NULL_PERCENTAGE_VERY_LOW Very few null entries.
NULL_PERCENTAGE_LOW Some null entries.
NULL_PERCENTAGE_MEDIUM A few null entries.
NULL_PERCENTAGE_HIGH A lot of null entries.

UniquenessScoreLevel

Bucketized uniqueness score levels. A higher uniqueness score is a strong signal that the column may contain a unique identifier like user id. A low value indicates that the column contains few unique values like booleans or other classifiers.

Enums
UNIQUENESS_SCORE_LEVEL_UNSPECIFIED Some columns do not have estimated uniqueness. Possible reasons include having too few values.
UNIQUENESS_SCORE_LOW Low uniqueness, possibly a boolean, enum or similiarly typed column.
UNIQUENESS_SCORE_MEDIUM Medium uniqueness.
UNIQUENESS_SCORE_HIGH High uniqueness, possibly a column of free text or unique identifiers.

ColumnDataType

Data types of the data in a column.
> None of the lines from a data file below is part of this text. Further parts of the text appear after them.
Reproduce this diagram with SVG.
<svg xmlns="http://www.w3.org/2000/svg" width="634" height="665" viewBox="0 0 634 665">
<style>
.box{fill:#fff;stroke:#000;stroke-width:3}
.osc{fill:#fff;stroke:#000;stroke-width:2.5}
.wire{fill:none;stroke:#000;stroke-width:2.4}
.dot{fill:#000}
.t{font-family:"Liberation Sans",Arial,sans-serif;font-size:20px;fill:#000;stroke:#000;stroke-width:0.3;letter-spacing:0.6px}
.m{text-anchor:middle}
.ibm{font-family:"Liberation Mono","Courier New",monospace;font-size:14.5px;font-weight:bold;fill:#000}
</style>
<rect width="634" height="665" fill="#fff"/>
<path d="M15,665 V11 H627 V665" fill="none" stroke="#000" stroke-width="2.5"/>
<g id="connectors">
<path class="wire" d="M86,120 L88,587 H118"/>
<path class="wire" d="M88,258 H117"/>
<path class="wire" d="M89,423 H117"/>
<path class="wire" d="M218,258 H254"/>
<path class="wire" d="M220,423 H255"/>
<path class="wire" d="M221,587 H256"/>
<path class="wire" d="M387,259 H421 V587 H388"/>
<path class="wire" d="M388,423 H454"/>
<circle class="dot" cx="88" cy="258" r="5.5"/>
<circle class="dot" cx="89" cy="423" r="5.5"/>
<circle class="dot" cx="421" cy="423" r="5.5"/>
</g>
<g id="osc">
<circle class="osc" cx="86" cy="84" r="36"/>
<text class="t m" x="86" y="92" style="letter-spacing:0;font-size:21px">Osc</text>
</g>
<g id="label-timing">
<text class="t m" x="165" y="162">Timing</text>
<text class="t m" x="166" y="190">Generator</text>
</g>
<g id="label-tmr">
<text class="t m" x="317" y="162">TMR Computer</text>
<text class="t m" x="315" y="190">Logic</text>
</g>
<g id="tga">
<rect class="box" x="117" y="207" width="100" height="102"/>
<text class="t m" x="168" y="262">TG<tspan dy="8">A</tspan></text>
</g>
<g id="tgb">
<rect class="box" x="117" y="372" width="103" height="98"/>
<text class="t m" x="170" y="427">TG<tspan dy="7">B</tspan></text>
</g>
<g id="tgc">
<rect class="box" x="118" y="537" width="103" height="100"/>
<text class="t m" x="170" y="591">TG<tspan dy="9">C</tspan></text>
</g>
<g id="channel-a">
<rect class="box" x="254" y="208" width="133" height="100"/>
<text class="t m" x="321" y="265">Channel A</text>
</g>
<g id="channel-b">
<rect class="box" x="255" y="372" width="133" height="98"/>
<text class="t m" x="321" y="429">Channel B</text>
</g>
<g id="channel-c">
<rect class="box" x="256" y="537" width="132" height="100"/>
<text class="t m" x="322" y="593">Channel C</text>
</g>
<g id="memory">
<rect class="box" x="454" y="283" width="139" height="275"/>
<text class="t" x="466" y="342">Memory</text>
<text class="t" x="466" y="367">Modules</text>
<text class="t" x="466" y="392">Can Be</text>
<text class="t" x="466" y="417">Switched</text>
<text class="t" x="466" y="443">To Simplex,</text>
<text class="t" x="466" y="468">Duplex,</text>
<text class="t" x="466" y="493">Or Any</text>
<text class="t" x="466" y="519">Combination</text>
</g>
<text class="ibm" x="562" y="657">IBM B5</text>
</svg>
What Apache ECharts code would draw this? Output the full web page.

Types may be added over time.

Enums
COLUMN_DATA_TYPE_UNSPECIFIED Invalid type.
TYPE_INT64 Encoded as a string in decimal format.
TYPE_BOOL Encoded as a boolean "false" or "true".
TYPE_FLOAT64 Encoded as a number, or string "NaN", "Infinity" or "-Infinity".
TYPE_STRING Encoded as a string value.
TYPE_BYTES Encoded as a base64 string per RFC 4648, section 4.
TYPE_TIMESTAMP Encoded as an RFC 3339 timestamp with mandatory "Z" time zone string: 1985-04-12T23:20:50.52Z
TYPE_DATE Encoded as RFC 3339 full-date format string: 1985-04-12
TYPE_TIME Encoded as RFC 3339 partial-time format string: 23:20:50.52
TYPE_DATETIME Encoded as RFC 3339 full-date "T" partial-time: 1985-04-12T23:20:50.52
TYPE_GEOGRAPHY Encoded as WKT
TYPE_NUMERIC Encoded as a decimal string.
TYPE_RECORD Container of ordered fields, each with a type and field name.
TYPE_BIGNUMERIC Decimal type.
TYPE_JSON Json type.

ColumnPolicyState

The possible policy states for a column.

Enums
COLUMN_POLICY_STATE_UNSPECIFIED No policy tags.
COLUMN_POLICY_TAGGED Column has policy tag applied.

Methods

get

Gets a column data profile.

list

Lists column data profiles for an organization.